Records provided |
--- --- ---
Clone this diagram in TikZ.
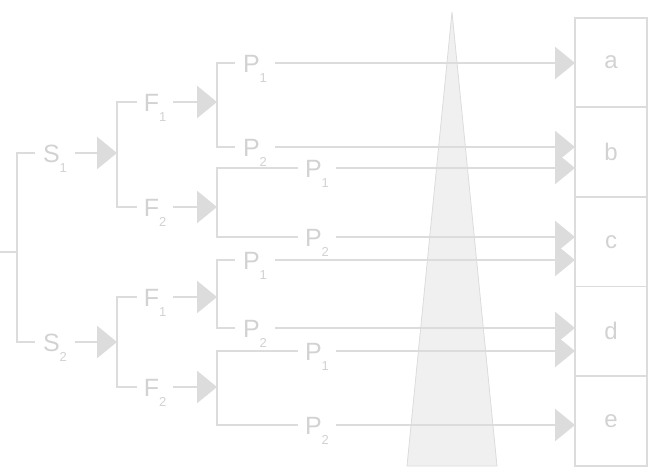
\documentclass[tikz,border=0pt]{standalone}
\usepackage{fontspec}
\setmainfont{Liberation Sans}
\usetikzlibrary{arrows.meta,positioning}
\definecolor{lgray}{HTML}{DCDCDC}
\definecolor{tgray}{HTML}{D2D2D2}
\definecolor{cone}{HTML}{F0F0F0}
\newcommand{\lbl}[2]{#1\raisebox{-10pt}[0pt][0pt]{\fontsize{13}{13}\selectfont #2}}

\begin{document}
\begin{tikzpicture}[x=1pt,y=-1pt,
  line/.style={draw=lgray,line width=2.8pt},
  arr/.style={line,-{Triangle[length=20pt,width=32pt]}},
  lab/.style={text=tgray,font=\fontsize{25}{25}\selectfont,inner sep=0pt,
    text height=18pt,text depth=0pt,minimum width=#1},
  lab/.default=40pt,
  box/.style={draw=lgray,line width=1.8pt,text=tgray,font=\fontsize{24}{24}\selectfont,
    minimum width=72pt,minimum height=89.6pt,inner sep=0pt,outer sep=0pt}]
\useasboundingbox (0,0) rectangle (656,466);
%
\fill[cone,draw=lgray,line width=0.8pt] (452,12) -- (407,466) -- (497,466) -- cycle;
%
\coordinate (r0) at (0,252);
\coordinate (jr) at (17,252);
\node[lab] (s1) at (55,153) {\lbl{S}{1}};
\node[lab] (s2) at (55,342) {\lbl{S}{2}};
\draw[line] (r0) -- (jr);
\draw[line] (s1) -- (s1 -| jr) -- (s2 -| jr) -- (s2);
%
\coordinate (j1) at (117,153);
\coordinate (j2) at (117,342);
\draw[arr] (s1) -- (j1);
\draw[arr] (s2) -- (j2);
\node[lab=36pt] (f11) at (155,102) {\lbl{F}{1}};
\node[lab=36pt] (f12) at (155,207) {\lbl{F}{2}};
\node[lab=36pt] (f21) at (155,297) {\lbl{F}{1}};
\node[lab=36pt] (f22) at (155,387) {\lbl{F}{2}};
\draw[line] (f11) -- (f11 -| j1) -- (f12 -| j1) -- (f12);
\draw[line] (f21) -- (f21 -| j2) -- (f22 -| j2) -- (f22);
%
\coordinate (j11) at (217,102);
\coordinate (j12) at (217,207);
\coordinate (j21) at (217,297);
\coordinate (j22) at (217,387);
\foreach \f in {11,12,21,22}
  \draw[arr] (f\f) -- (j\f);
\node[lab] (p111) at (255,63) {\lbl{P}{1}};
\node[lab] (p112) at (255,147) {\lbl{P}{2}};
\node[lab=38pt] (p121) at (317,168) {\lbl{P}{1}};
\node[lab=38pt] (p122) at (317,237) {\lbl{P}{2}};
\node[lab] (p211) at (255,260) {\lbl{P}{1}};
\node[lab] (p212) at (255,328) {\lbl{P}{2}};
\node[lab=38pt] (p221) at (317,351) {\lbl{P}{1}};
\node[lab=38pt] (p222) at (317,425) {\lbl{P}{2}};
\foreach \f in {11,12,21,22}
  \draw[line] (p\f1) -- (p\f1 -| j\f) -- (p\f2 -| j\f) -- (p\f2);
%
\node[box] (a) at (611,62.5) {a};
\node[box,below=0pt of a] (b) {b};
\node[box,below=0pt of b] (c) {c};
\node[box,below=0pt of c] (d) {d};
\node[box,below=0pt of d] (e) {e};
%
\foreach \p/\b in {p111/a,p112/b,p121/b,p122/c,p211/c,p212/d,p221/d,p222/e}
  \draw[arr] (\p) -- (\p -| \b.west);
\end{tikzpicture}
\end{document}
--- --- ---
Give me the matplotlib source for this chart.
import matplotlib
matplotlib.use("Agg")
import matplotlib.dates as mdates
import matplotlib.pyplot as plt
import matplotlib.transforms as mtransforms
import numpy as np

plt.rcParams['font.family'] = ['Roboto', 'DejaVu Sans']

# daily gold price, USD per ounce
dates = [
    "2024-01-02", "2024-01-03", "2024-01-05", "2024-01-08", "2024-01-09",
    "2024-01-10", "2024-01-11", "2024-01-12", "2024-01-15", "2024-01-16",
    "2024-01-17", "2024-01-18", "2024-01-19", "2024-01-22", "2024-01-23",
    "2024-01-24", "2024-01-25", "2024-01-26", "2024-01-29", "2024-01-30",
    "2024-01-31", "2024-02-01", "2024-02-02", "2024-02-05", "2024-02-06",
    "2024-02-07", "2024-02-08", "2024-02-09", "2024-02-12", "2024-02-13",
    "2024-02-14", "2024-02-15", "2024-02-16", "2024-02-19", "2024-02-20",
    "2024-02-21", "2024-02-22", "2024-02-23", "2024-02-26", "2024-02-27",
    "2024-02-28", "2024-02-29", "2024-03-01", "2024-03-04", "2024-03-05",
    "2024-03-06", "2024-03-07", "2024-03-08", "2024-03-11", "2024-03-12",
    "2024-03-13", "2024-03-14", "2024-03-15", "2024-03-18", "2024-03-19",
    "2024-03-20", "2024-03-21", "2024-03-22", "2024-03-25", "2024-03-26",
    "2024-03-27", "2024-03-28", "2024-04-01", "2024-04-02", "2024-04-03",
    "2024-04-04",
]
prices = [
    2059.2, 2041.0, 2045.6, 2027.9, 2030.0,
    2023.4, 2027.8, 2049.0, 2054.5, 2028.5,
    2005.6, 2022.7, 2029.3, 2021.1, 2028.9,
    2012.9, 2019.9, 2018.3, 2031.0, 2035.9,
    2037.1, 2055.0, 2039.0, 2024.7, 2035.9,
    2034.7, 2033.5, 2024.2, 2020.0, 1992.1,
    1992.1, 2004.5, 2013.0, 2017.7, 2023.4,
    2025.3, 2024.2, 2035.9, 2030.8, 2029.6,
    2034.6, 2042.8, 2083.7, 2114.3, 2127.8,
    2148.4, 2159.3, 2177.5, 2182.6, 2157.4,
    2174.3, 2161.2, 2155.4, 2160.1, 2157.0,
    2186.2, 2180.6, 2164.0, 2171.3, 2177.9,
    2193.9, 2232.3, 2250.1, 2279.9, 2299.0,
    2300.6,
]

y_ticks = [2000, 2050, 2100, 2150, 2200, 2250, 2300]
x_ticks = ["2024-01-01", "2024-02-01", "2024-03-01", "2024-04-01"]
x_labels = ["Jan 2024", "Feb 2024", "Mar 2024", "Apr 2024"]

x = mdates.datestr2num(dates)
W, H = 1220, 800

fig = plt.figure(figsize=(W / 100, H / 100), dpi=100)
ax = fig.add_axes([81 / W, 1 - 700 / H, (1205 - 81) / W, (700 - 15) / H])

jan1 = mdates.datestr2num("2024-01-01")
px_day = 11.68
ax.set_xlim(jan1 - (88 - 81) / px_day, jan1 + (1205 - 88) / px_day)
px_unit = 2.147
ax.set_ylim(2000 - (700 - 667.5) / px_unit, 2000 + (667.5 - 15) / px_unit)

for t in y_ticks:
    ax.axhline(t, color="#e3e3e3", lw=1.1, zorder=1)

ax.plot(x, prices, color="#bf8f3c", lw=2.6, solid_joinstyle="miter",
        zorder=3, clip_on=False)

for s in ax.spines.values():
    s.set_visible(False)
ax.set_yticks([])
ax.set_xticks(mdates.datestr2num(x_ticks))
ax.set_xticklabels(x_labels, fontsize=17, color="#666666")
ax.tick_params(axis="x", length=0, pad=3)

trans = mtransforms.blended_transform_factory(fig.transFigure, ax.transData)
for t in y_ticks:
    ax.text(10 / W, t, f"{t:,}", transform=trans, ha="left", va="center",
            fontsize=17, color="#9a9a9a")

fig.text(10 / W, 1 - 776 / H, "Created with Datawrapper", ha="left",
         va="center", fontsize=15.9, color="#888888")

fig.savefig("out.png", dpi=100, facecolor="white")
--- --- ---
Task instructions | Pick out and copy every line that contains the word "chart".

Complete answer |
Give me the matplotlib source for this chart.

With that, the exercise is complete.